Lib/pickle.py
Source:
cpython 3.14 @ ab2d84fe1023/Lib/pickle.py
pickle serializes Python objects to a byte stream and deserializes them back. It handles arbitrary object graphs including cycles. The pure-Python implementation is replaced at import time by _pickle (written in C) when available. Protocol 5 (Python 3.8+) is the highest protocol and adds out-of-band buffer support.
Map
| Lines | Symbol | Role |
|---|---|---|
| 1-100 | Constants, opcodes | Protocol numbers, opcode bytes |
| 101-300 | Pickler | Serialization; dispatch table |
| 301-600 | Pickler dispatch methods | save_none, save_bool, save_int, save_float, save_bytes, save_str, save_list, save_dict, save_reduce |
| 601-900 | Reduction protocol | save_reduce, __reduce__, __reduce_ex__ |
| 901-1400 | Unpickler | Deserialization; opcode dispatch |
| 1401-1600 | Unpickler dispatch | load_* methods per opcode |
| 1601-1800 | Helper functions, dump/dumps/load/loads | Top-level convenience API |
Reading
Pickle protocol opcodes
The pickle format is a stack-based bytecode. Each opcode pushes, pops, or manipulates items on a virtual stack. The Unpickler executes opcodes until it hits STOP and returns the top of the stack.
Key opcodes include GLOBAL (push a class/function by module and name), REDUCE (call a callable with a tuple of args), BUILD (call __setstate__ on the top object), MARK (push a marker for variable-length collections), DICT (pop items down to the last mark and build a dict), and SETITEMS (update a dict).
Pickler.save_reduce
The central serialization method. Most complex objects are pickled by calling obj.__reduce_ex__(protocol) which returns a tuple (callable, args[, state[, list_items[, dict_items]]]).

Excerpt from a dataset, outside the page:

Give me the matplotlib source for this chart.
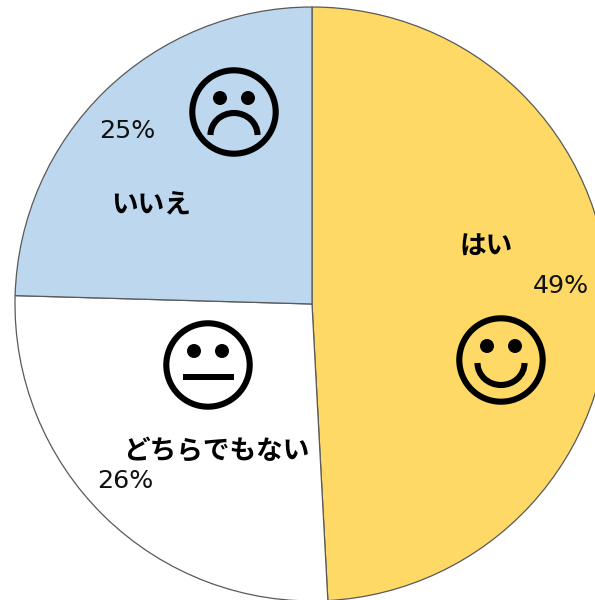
"""Pie chart of yes / neither / no answers with a face drawn on each slice."""

import matplotlib

matplotlib.use("Agg")

import matplotlib.pyplot as plt
from matplotlib.patches import Arc, Circle, Rectangle

plt.rcParams["font.family"] = ["Noto Sans CJK JP", "DejaVu Sans"]

# Data
CATEGORIES = ["はい", "どちらでもない", "いいえ"]
VALUES = [49.15, 26.3, 24.55]
PERCENT_LABELS = ["49%", "26%", "25%"]

# Styling, all positions in reference pixels (y measured from the top)
WIDTH, HEIGHT = 595, 600
CENTER = (312, 304)
RADIUS = 297
COLORS = ["#FFD966", "#FFFFFF", "#BDD7EE"]
EDGE_COLOR = "#595959"
CATEGORY_POS = [(486, 247), (216, 452), (151, 206)]
PERCENT_POS = [(561, 286), (125, 481), (127, 131)]
FACE_RADIUS = 41.7
FACE_LINE = 4.4


def py(y):
    """Convert a y pixel measured from the top to axes coordinates."""
    return HEIGHT - y


def draw_face(ax, cx, cy):
    """Draw the ring and the two eyes shared by all the faces."""
    ax.add_patch(Circle((cx, py(cy)), FACE_RADIUS, fill=False, ec="black",
                        lw=FACE_LINE, zorder=4))
    for dx in (-14, 14):
        ax.add_patch(Circle((cx + dx, py(cy - 14)), 7, color="black", lw=0, zorder=4))


def main():
    fig = plt.figure(figsize=(WIDTH / 100, HEIGHT / 100), dpi=100)
    ax = fig.add_axes([0, 0, 1, 1])

    ax.pie(
        VALUES,
        colors=COLORS,
        center=(CENTER[0], py(CENTER[1])),
        radius=RADIUS,
        startangle=90,
        counterclock=False,
        wedgeprops={"edgecolor": EDGE_COLOR, "linewidth": 0.9},
        frame=True,
    )
    ax.set_xlim(0, WIDTH)
    ax.set_ylim(0, HEIGHT)
    ax.set_aspect("equal")
    ax.axis("off")

    for name, (x, y) in zip(CATEGORIES, CATEGORY_POS):
        ax.text(x, py(y), name, ha="center", va="center", fontsize=19.2,
                fontweight="bold", color="black", zorder=5)
    for label, (x, y) in zip(PERCENT_LABELS, PERCENT_POS):
        ax.text(x, py(y), label, ha="center", va="center", fontsize=18.2,
                family="DejaVu Sans", color="#111111", zorder=5)

    # happy
    draw_face(ax, 501, 360)
    ax.add_patch(Arc((501, py(363)), 47, 44, theta1=180, theta2=360, ec="black",
                     lw=FACE_LINE, capstyle="butt", zorder=4))
    # neutral
    draw_face(ax, 208, 365)
    ax.add_patch(Rectangle((183, py(380)), 51, 6, color="black", lw=0, zorder=4))
    # sad
    draw_face(ax, 234, 112)
    ax.add_patch(Arc((234, py(135)), 47, 44, theta1=0, theta2=180, ec="black",
                     lw=FACE_LINE, capstyle="butt", zorder=4))

    fig.savefig("out.png", dpi=100)


if __name__ == "__main__":
    main()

# CPython: Lib/pickle.py:420 Pickler.save_reduce
def save_reduce(self, func, args, state=None, listitems=None,
dictitems=None, state_setter=None, obj=None):
...
save(func)
save(args)
write(REDUCE)
if obj is not None:
if id(obj) not in self.memo:
self.memoize(obj)
if state is not None:
self._save_reduce_override_state(state, obj, state_setter)
...
Memoization and cycles
Pickler.memo is a dict mapping id(obj) to (memo_id, obj). When an object is serialized, it is memoized. If the same object appears again, a GET opcode references the memo slot instead of re-serializing, enabling cycle handling.
# CPython: Lib/pickle.py:247 Pickler.memoize
def memoize(self, obj):
assert id(obj) not in self.memo
idx = len(self.memo)
self.memo[id(obj)] = idx, obj
self.write(self.put(idx))
__reduce_ex__ protocol
Objects implement pickling by defining __reduce__ or __reduce_ex__. The default object.__reduce_ex__ uses copyreg.__newobj__ and __getstate__/__setstate__ for new-style classes, or object.__reduce__ for the fallback.
Protocol 5: out-of-band buffers
Protocol 5 adds PickleBuffer for zero-copy serialization of large binary data (e.g., NumPy arrays). The pickler calls the buffer_callback instead of inlining the data, allowing the caller to transmit the buffer via a separate channel.
gopy notes
Status: not yet ported. pickle is a critical dependency for shelve, multiprocessing, and many frameworks. A gopy port requires implementing the full opcode dispatch for both Pickler and Unpickler. Protocol 2 compatibility is the minimum viable target since it supports __reduce_ex__ with __newobj__. Protocols 4 and 5 require FRAME and PickleBuffer support.